[Rows from a dataset of charts and code]
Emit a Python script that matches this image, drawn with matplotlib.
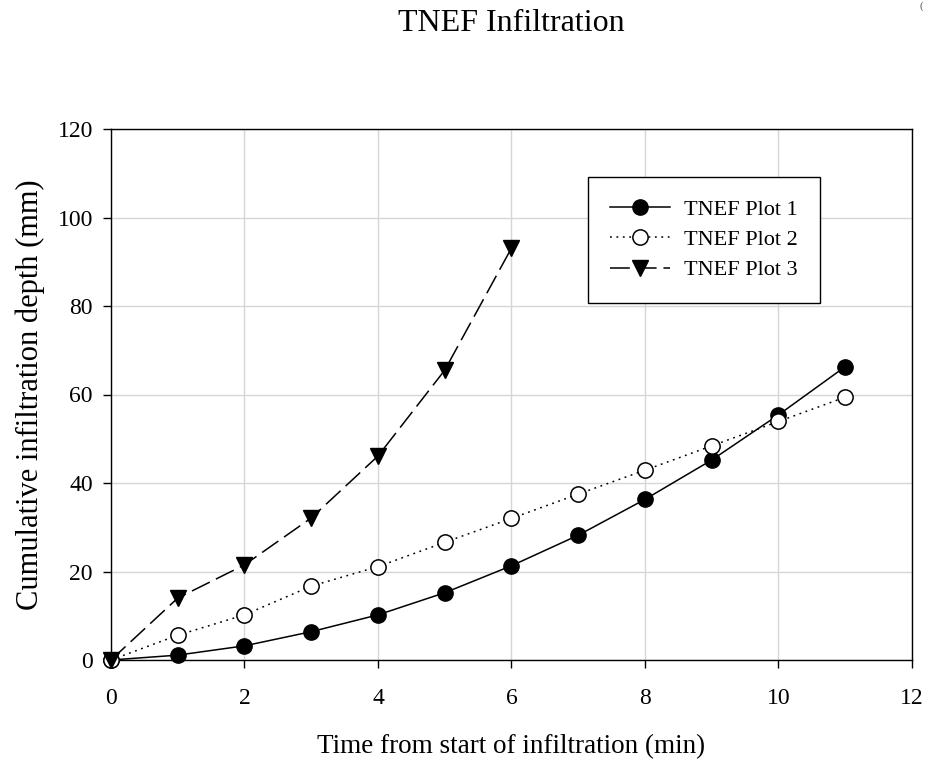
import numpy as np
import matplotlib
matplotlib.use("Agg")
import matplotlib.pyplot as plt

plt.rcParams['font.family'] = ['Liberation Serif', 'DejaVu Serif']

# cumulative infiltration depth (mm) against elapsed time (min)
time_1 = [0, 1, 2, 3, 4, 5, 6, 7, 8, 9, 10, 11]
depth_1 = [0, 1.1, 3.2, 6.4, 10.2, 15.2, 21.3, 28.2, 36.3, 45.2, 55.4, 66.3]

time_2 = [0, 1, 2, 3, 4, 5, 6, 7, 8, 9, 10, 11]
depth_2 = [0, 5.6, 10.2, 16.7, 21.1, 26.6, 32.0, 37.5, 42.9, 48.4, 53.9, 59.4]

time_3 = [0, 1, 2, 3, 4, 5, 6]
depth_3 = [0, 14.0, 21.5, 32.1, 46.1, 65.5, 93.1]

labels = ["TNEF Plot 1", "TNEF Plot 2", "TNEF Plot 3"]
x_ticks = [0, 2, 4, 6, 8, 10, 12]
y_ticks = [0, 20, 40, 60, 80, 100, 120]

W, H = 929, 768
fig = plt.figure(figsize=(W / 100, H / 100), dpi=100)
ax = fig.add_axes([111 / W, 1 - 660 / H, (912 - 111) / W, (660 - 129) / H])

ax.plot(time_1, depth_1, color='black', lw=1.1, marker='o', ms=11,
        mfc='black', mec='black', label=labels[0], clip_on=False, zorder=3)
ax.plot(time_2, depth_2, color='black', lw=1.1, dashes=(1.2, 3.0), marker='o', ms=11,
        mfc='white', mec='black', mew=1.1, label=labels[1], clip_on=False, zorder=4)
ax.plot(time_3, depth_3, color='black', lw=1.1, dashes=(13, 4.5), marker='v', ms=11,
        mfc='black', mec='black', label=labels[2], clip_on=False, zorder=5)

ax.set_xlim(0, 12)
ax.set_ylim(0, 120)
ax.set_xticks(x_ticks)
ax.set_yticks(y_ticks)
ax.grid(True, color='#d6d6d6', lw=1.0)
ax.set_axisbelow(True)

for s in ax.spines.values():
    s.set_linewidth(1.0)
    s.set_color('black')
ax.tick_params(direction='out', length=6, width=1.0, labelsize=17)
ax.tick_params(axis='x', pad=14)
ax.tick_params(axis='y', pad=7)

ax.set_xlabel("Time from start of infiltration (min)", fontsize=19.5, labelpad=18)
ax.set_ylabel("Cumulative infiltration depth (mm)", fontsize=22, labelpad=9)

fig.text(511.5 / W, 1 - 31 / H, "TNEF Infiltration", fontsize=23,
         ha='center', va='baseline')
fig.text(0.992, 0.992, "(", fontsize=8, ha='center', va='center', color='#555555')

leg = ax.legend(loc='upper left', bbox_to_anchor=(588 / W, 1 - 177 / H),
                bbox_transform=fig.transFigure, borderaxespad=0, fontsize=16,
                frameon=True, fancybox=False, edgecolor='black', framealpha=1,
                handlelength=2.7, handletextpad=0.6, labelspacing=0.44,
                borderpad=1.0)
leg.get_frame().set_linewidth(1.0)

fig.savefig("out.png", dpi=100)
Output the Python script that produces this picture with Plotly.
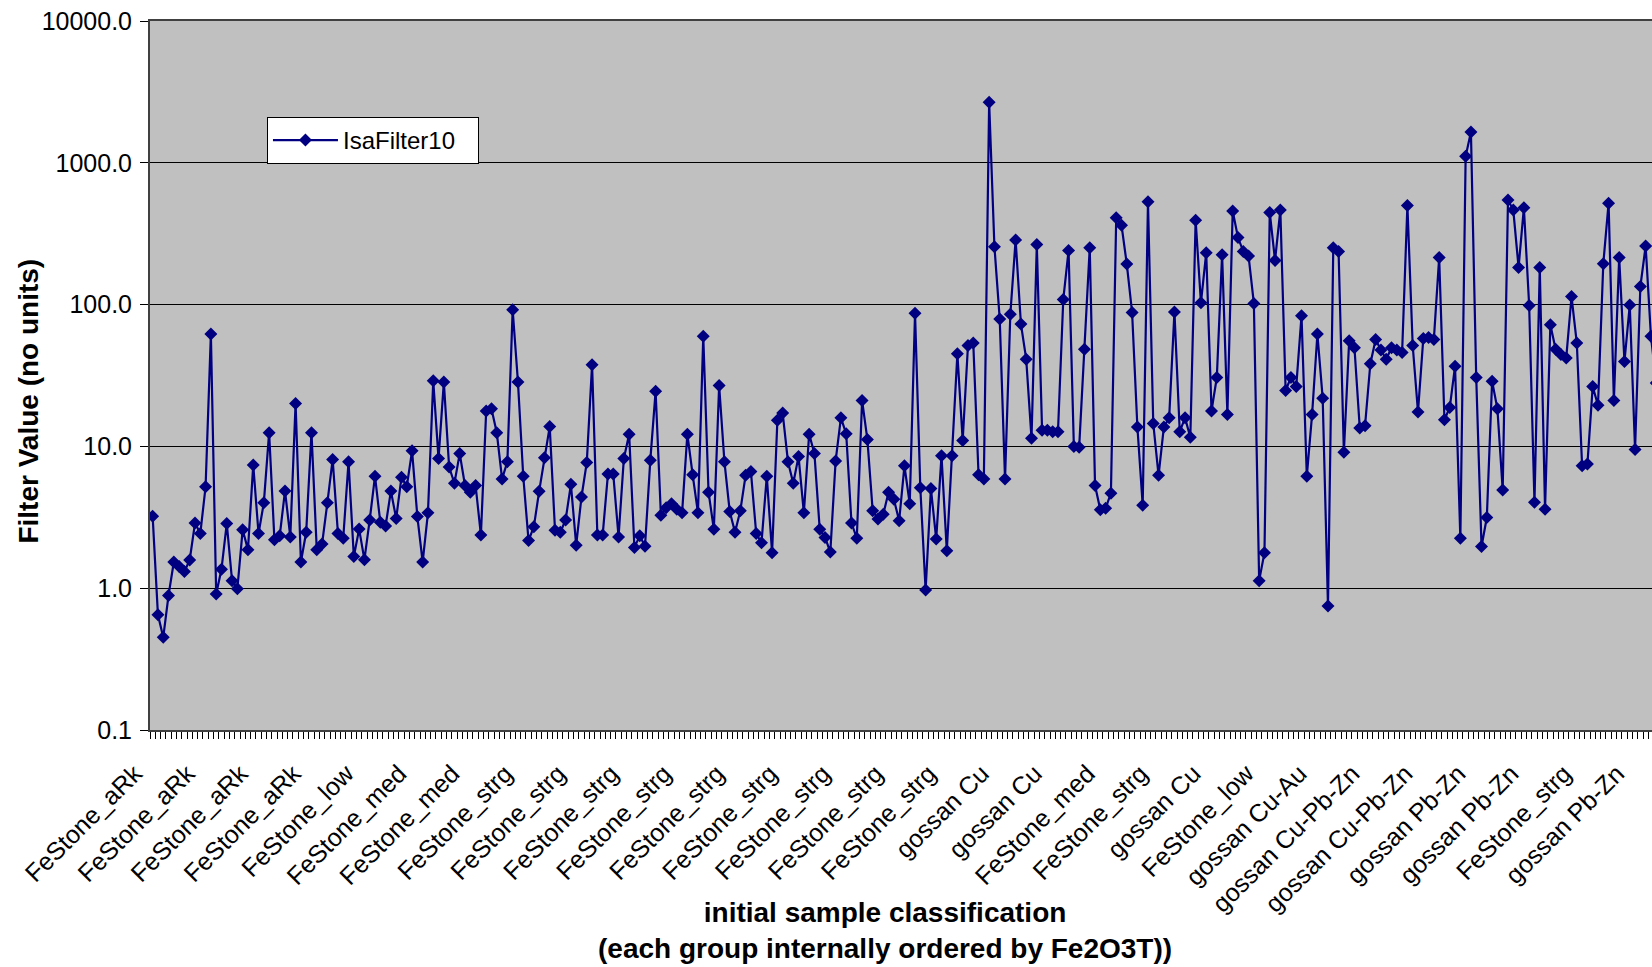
import plotly.graph_objects as go

# ---- data ----
filter_values = [
    3.22, 0.65, 0.45, 0.89, 1.53, 1.42, 1.31, 1.58, 2.88, 2.43, 5.19, 62,
    0.91, 1.36, 2.86, 1.13, 0.99, 2.58, 1.87, 7.4, 2.43, 4.0, 12.5, 2.2,
    2.34, 4.85, 2.30, 20.1, 1.53, 2.48, 12.5, 1.87, 2.05, 4.0, 8.1, 2.43,
    2.25, 7.8, 1.67, 2.61, 1.59, 3.03, 6.16, 2.92, 2.75, 4.85, 3.1, 6.07,
    5.2, 9.3, 3.2, 1.53, 3.4, 29.0, 8.2, 28.4, 7.15, 5.5, 8.9, 5.3,
    4.75, 5.3, 2.37, 17.8, 18.4, 12.5, 5.9, 7.8, 92, 28.4, 6.16, 2.17,
    2.71, 4.82, 8.3, 13.8, 2.56, 2.48, 3.03, 5.4, 2.01, 4.4, 7.7, 37.7,
    2.37, 2.37, 6.4, 6.4, 2.30, 8.2, 12.2, 1.94, 2.34, 1.98, 8.0, 24.5,
    3.27, 3.7, 3.94, 3.6, 3.4, 12.2, 6.3, 3.4, 59.8, 4.75, 2.6, 26.9,
    7.8, 3.47, 2.48, 3.52, 6.25, 6.64, 2.43, 2.09, 6.16, 1.78, 15.3, 17.2,
    7.8, 5.5, 8.5, 3.4, 12.2, 8.9, 2.6, 2.28, 1.80, 7.9, 15.9, 12.3,
    2.88, 2.25, 21.1, 11.2, 3.52, 3.08, 3.32, 4.75, 4.24, 2.99, 7.3, 3.94,
    86.9, 5.1, 0.97, 5.04, 2.22, 8.6, 1.84, 8.6, 45, 11.0, 51.5, 53.5,
    6.3, 5.9, 2673, 256, 79, 5.9, 85.5, 286, 73, 41.2, 11.4, 265,
    13.0, 13.0, 12.7, 12.7, 108.6, 241, 10.0, 9.85, 48.5, 252, 5.3, 3.57,
    3.66, 4.68, 409, 363, 193, 88, 13.7, 3.85, 531, 14.5, 6.25, 13.7,
    15.9, 88.8, 12.7, 15.9, 11.6, 394, 103, 232, 17.8, 30.6, 225, 16.8,
    457, 297, 237, 220, 102, 1.13, 1.78, 447, 205, 464, 24.8, 30.6,
    26.4, 83.6, 6.16, 16.8, 62, 21.9, 0.75, 252, 237, 9.1, 55.5, 49.6,
    13.5, 14.0, 38.3, 56.8, 47.8, 41.2, 49.6, 47.8, 46, 500, 51.5, 17.5,
    57.6, 58.5, 56.8, 215, 15.4, 18.8, 36.8, 2.25, 1110, 1648, 30.6, 1.97,
    3.15, 28.8, 18.4, 4.93, 547, 464, 183, 482, 98.6, 4.03, 183, 3.6,
    72, 48.5, 44.4, 42.1, 114, 53.5, 7.3, 7.5, 26.4, 19.5, 194, 519,
    21.1, 215, 39.7, 99.3, 9.5, 134, 259, 59.8, 28,
]
sample_index = list(range(len(filter_values)))

# every 10th sample carries a visible category label
tick_positions = list(range(0, 290, 10))
tick_labels = [
    "FeStone_aRk", "FeStone_aRk", "FeStone_aRk", "FeStone_aRk",
    "FeStone_low", "FeStone_med", "FeStone_med",
    "FeStone_strg", "FeStone_strg", "FeStone_strg", "FeStone_strg",
    "FeStone_strg", "FeStone_strg", "FeStone_strg", "FeStone_strg",
    "FeStone_strg",
    "gossan Cu", "gossan Cu", "FeStone_med", "FeStone_strg", "gossan Cu",
    "FeStone_low", "gossan Cu-Au", "gossan Cu-Pb-Zn", "gossan Cu-Pb-Zn",
    "gossan Pb-Zn", "gossan Pb-Zn", "FeStone_strg", "gossan Pb-Zn",
]
y_tick_values = [0.1, 1, 10, 100, 1000, 10000]
y_tick_text = ["0.1", "1.0", "10.0", "100.0", "1000.0", "10000.0"]
series_name = "IsaFilter10"

# ---- layout geometry ----
W, H = 1652, 967
L, R, T, B = 149.5, 0, 21, 237
plot_w = W - L - R
plot_h = H - T - B
FONT = "Liberation Sans, Arial, sans-serif"
NAVY = "#000080"


def px_x(p):
    return (p - L) / plot_w


def px_y(p):
    return (H - B - p) / plot_h


fig = go.Figure()
fig.add_trace(go.Scatter(
    x=sample_index, y=filter_values, name=series_name,
    mode="lines+markers",
    line=dict(color=NAVY, width=2.2),
    marker=dict(symbol="diamond", size=10, color=NAVY),
    showlegend=True,
))

fig.update_layout(
    width=W, height=H,
    margin=dict(l=L, r=R, t=T, b=B, pad=0),
    paper_bgcolor="white",
    plot_bgcolor="#C0C0C0",
    font=dict(family=FONT, color="black", size=25),
    showlegend=True,
    legend=dict(
        orientation="h",
        x=px_x(266.5), y=px_y(117), xanchor="left", yanchor="top",
        bgcolor="white", bordercolor="black", borderwidth=1,
        font=dict(family=FONT, size=24, color="black"),
        itemwidth=65, entrywidth=130, entrywidthmode="pixels",
    ),
    xaxis=dict(
        range=[-0.5, 283.2],
        tickmode="array", tickvals=tick_positions, ticktext=tick_labels,
        tickangle=-45, ticks="",
        tickfont=dict(family=FONT, size=25, color="black"),
        ticklabelstandoff=17, ticklabelshift=-18,
        showgrid=False, zeroline=False,
        showline=True, linecolor="#404040", linewidth=2, mirror=True,
        minor=dict(ticks="outside", tickmode="linear", tick0=-0.5, dtick=1,
                   ticklen=7, tickcolor="black", tickwidth=1, showgrid=False),
    ),
    yaxis=dict(
        type="log", range=[-1, 4],
        tickmode="array", tickvals=y_tick_values, ticktext=y_tick_text,
        ticks="outside", ticklen=8, tickcolor="black", tickwidth=1,
        tickfont=dict(family=FONT, size=25, color="black"),
        ticklabelstandoff=3,
        showgrid=True, gridcolor="black", gridwidth=1,
        zeroline=False,
        showline=True, linecolor="#404040", linewidth=2,
    ),
    annotations=[
        dict(text="<b>Filter Value (no units)</b>", textangle=-90,
             xref="paper", yref="paper", x=px_x(27), y=px_y(401),
             xanchor="center", yanchor="middle", showarrow=False,
             font=dict(family=FONT, size=28, color="black")),
        dict(text="<b>initial sample classification<br>(each group internally ordered by Fe2O3T))</b>",
             xref="paper", yref="paper", x=px_x(885), y=px_y(930.5),
             xanchor="center", yanchor="middle", showarrow=False,
             font=dict(family=FONT, size=28, color="black")),
    ],
)

fig.write_html("out.html")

__WHAT IS ASKED__
Pictures excluded, repeat the records exactly from their opening line through the line containing "depth_3 = [0, 14.0, 21.5, 32.1, 46.1, 65.5, 93.1]".

__TASK OUTPUT__
Emit a Python script that matches this image, drawn with matplotlib.
import numpy as np
import matplotlib
matplotlib.use("Agg")
import matplotlib.pyplot as plt

plt.rcParams['font.family'] = ['Liberation Serif', 'DejaVu Serif']

# cumulative infiltration depth (mm) against elapsed time (min)
time_1 = [0, 1, 2, 3, 4, 5, 6, 7, 8, 9, 10, 11]
depth_1 = [0, 1.1, 3.2, 6.4, 10.2, 15.2, 21.3, 28.2, 36.3, 45.2, 55.4, 66.3]

time_2 = [0, 1, 2, 3, 4, 5, 6, 7, 8, 9, 10, 11]
depth_2 = [0, 5.6, 10.2, 16.7, 21.1, 26.6, 32.0, 37.5, 42.9, 48.4, 53.9, 59.4]

time_3 = [0, 1, 2, 3, 4, 5, 6]
depth_3 = [0, 14.0, 21.5, 32.1, 46.1, 65.5, 93.1]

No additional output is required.